Holly Williams
Holly Williams
St Andrew's in the Square, Glasgow Rob Adams
Holly Williams has a novel dividing timeline for her current repertoire. There are the songs from her latest album, The Highway, and there are others such as Three Days in Bed, where she loses herself in the arms of a stranger in Paris, that come under the heading of, in her own words "before I was a knocked-up married lady".
The baby Williams is expecting in October will be the great grandchild of Hank Williams and may well grow up to be asked, as Holly is regularly, what it's like to be descended from country music greatness. She wears this legacy lightly, never having known her grandfather, who died almost 30 years before she was born. One of the most moving, most spirited, songs of the night, Waiting on June, is actually about her other grandparents, who lived their entire married life in smalltown Louisiana.

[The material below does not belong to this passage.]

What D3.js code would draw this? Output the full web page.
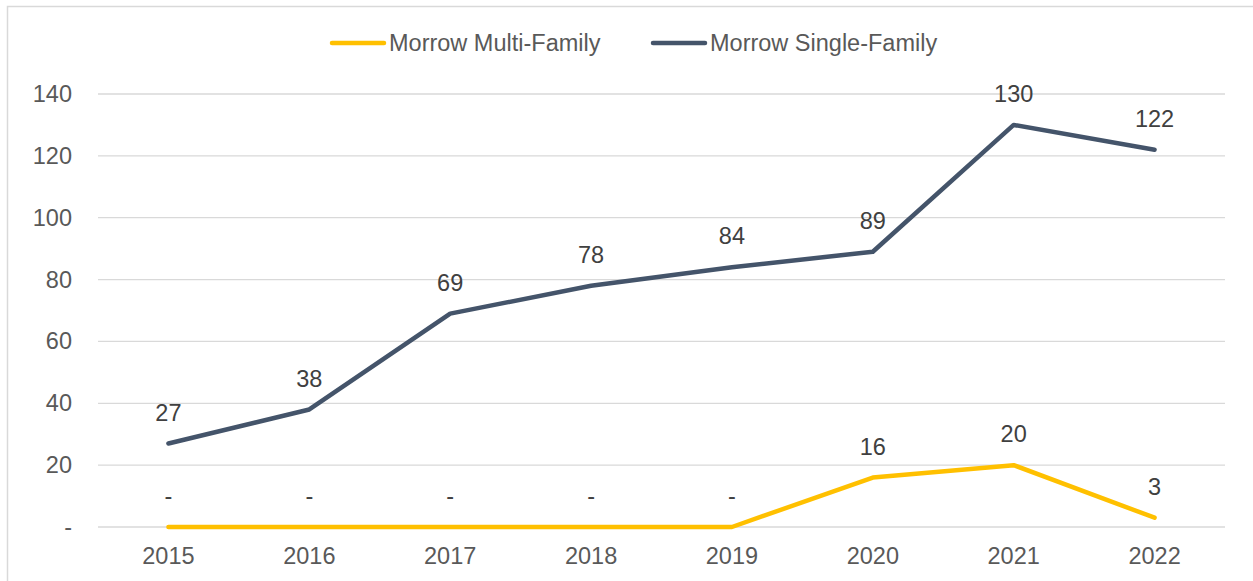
<!DOCTYPE html>
<html>
<head>
<meta charset="utf-8">
<script src="https://cdn.jsdelivr.net/npm/d3@7"></script>
<style>
  body { margin: 0; background: #fff; }
  svg { font-family: "Liberation Sans", Arial, sans-serif; }
</style>
</head>
<body>
<div id="chart"></div>
<script>
const years = ["2015", "2016", "2017", "2018", "2019", "2020", "2021", "2022"];
const multiFamily = [0, 0, 0, 0, 0, 16, 20, 3];
const singleFamily = [27, 38, 69, 78, 84, 89, 130, 122];
const yTicks = [0, 20, 40, 60, 80, 100, 120, 140];

const seriesList = [
    { name: "Morrow Multi-Family", values: multiFamily, color: "#FFC000" },
    { name: "Morrow Single-Family", values: singleFamily, color: "#44546A" }
];

const width = 1253, height = 581;
const margin = { top: 94, right: 28, bottom: 54, left: 98 };
const chartWidth = width - margin.left - margin.right;
const chartHeight = height - margin.top - margin.bottom;
const fontSize = "23.5px";

const svg = d3.select("#chart")
    .append("svg")
    .attr("width", width)
    .attr("height", height);

// outer border of the chart box
svg.append("rect")
    .attr("x", 7.5)
    .attr("y", 6.5)
    .attr("width", width + 20)
    .attr("height", height + 20)
    .attr("fill", "none")
    .attr("stroke", "#d9d9d9")
    .attr("stroke-width", 1.5);

const g = svg.append("g")
    .attr("transform", `translate(${margin.left}, ${margin.top})`);

const xScale = d3.scaleBand()
    .domain(years)
    .range([0, chartWidth]);
const yScale = d3.scaleLinear()
    .domain([0, 140])
    .range([chartHeight, 0]);

// gridlines
g.selectAll(".grid")
    .data(yTicks)
    .enter()
    .append("line")
    .attr("x1", 0)
    .attr("x2", chartWidth)
    .attr("y1", d => yScale(d))
    .attr("y2", d => yScale(d))
    .attr("stroke", "#d9d9d9")
    .attr("stroke-width", 1.3);

// y axis
const yAxis = g.append("g")
    .call(d3.axisLeft(yScale).tickValues(yTicks).tickSize(0).tickPadding(26)
        .tickFormat(d => d === 0 ? "-" : d));
yAxis.select(".domain").remove();
yAxis.selectAll("text")
    .attr("fill", "#595959")
    .style("font-size", fontSize);

// x axis
const xAxis = g.append("g")
    .attr("transform", `translate(0, ${chartHeight})`)
    .call(d3.axisBottom(xScale).tickSize(0).tickPadding(20));
xAxis.select(".domain").remove();
xAxis.selectAll("text")
    .attr("fill", "#595959")
    .style("font-size", fontSize);

const line = d3.line()
    .x((d, i) => xScale(years[i]) + xScale.bandwidth() / 2)
    .y(d => yScale(d));

seriesList.forEach(s => {
    g.append("path")
        .datum(s.values)
        .attr("d", line)
        .attr("fill", "none")
        .attr("stroke", s.color)
        .attr("stroke-width", 4.5)
        .attr("stroke-linejoin", "round")
        .attr("stroke-linecap", "round");

    g.selectAll(null)
        .data(s.values)
        .enter()
        .append("text")
        .attr("x", (d, i) => xScale(years[i]) + xScale.bandwidth() / 2)
        .attr("y", d => yScale(d) - 31)
        .attr("dy", "0.35em")
        .attr("text-anchor", "middle")
        .attr("fill", "#404040")
        .style("font-size", fontSize)
        .text(d => d === 0 ? "-" : d);
});

// legend
const legendItems = [
    { x: 332, s: seriesList[0] },
    { x: 653, s: seriesList[1] }
];
legendItems.forEach(item => {
    svg.append("line")
        .attr("x1", item.x)
        .attr("x2", item.x + 52)
        .attr("y1", 43)
        .attr("y2", 43)
        .attr("stroke", item.s.color)
        .attr("stroke-width", 4.5)
        .attr("stroke-linecap", "round");
    svg.append("text")
        .attr("x", item.x + 57)
        .attr("y", 43)
        .attr("dy", "0.35em")
        .attr("fill", "#595959")
        .style("font-size", fontSize)
        .text(item.s.name);
});
</script>
</body>
</html>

There are references to Hank, in the wistful Sometimes and Gone Away from Me, and the encore is a feisty God-fearing romp through his I Saw the Light, but Williams is essentially living her own life, making her own observations, detailing her own good and bad experiences and with the superb, country-soul vocal support of guitarist Anderson East and bassist Annie Clements' rootsy holler, she creates a lusty, sing-it-like-you-mean-it downhome sound.
Without You, sung solo in a brief switch from fretboard to keyboard, is an honestly heartfelt singing postcard to her husband, drummer Chris Coleman, who is touring with Kings of Leon on guitar, having apparently taken up the instrument at his wife's suggestion so that he could accompany her. That will teach her.